I was so proud of her self-confidence, she wasn’t one of the kids crying and clinging to parents, I felt like I had raised my daughter to know she will be okay and school is a cool place with lots of fun and learning.
I had been apprehensive, as she had only turned 5 one week earlier and had been known not to want to participate in something if she didn’t see the point. She had been assessed by a Childhood Development Officer at Kindergarten who assured me she was fine, but I still agonised over the decision to start her then or hold her back for a year. Was I wanting her to start school this year because I wanted the school hours free for me, or was she really ready?

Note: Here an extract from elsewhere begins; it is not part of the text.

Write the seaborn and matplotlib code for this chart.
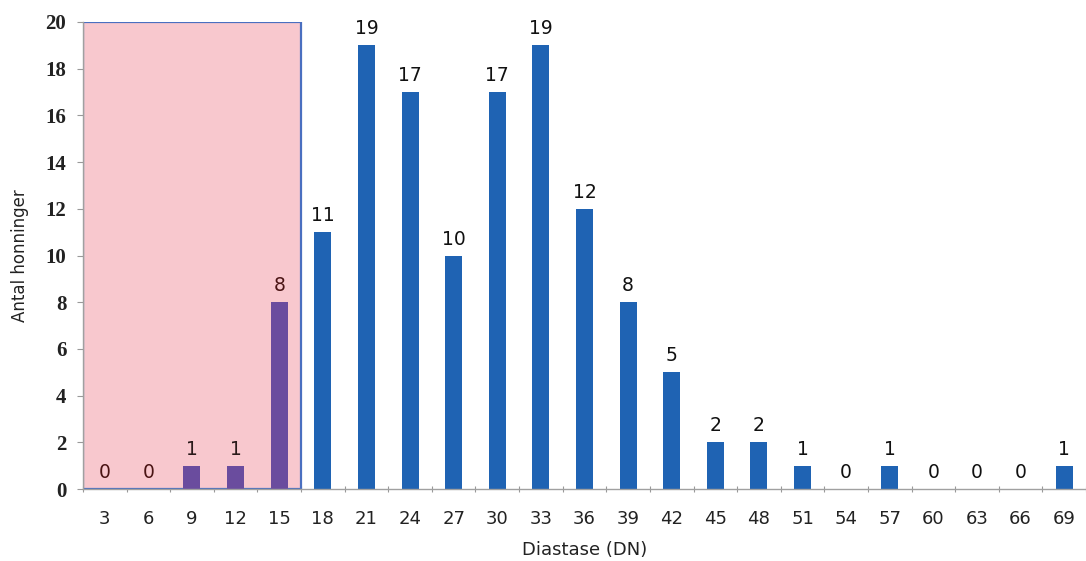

For her first few days at school, I kept waiting for something to tell me I had done the wrong thing. Then something DID happen. On day four, I had taken her to school and was talking to another Mum outside the classroom. When the bell rang, my daughter suddenly appeared before me – I was delighted, thinking she wanted to give me a hug or kiss goodbye. Instead, she says to me, with her typical ernest face “Mummy, the bell has gone, that means it’s time for you to go now.” And with that she turned and walked back into her class room.
Well, message received loud and clear!
I can now enter the next phase of Motherhood without guilt (well, less guilt anyway): it’s ok to enjoy the school hours to do the many things I need/want to do, both for work and socialising. It’s ok to feel the freedom after giving my body, my time, my life to my child ren for the last 8 years. Finally it is time for me to claim a part of each day to do what I want – because “it is time for me to go” – okay, I will!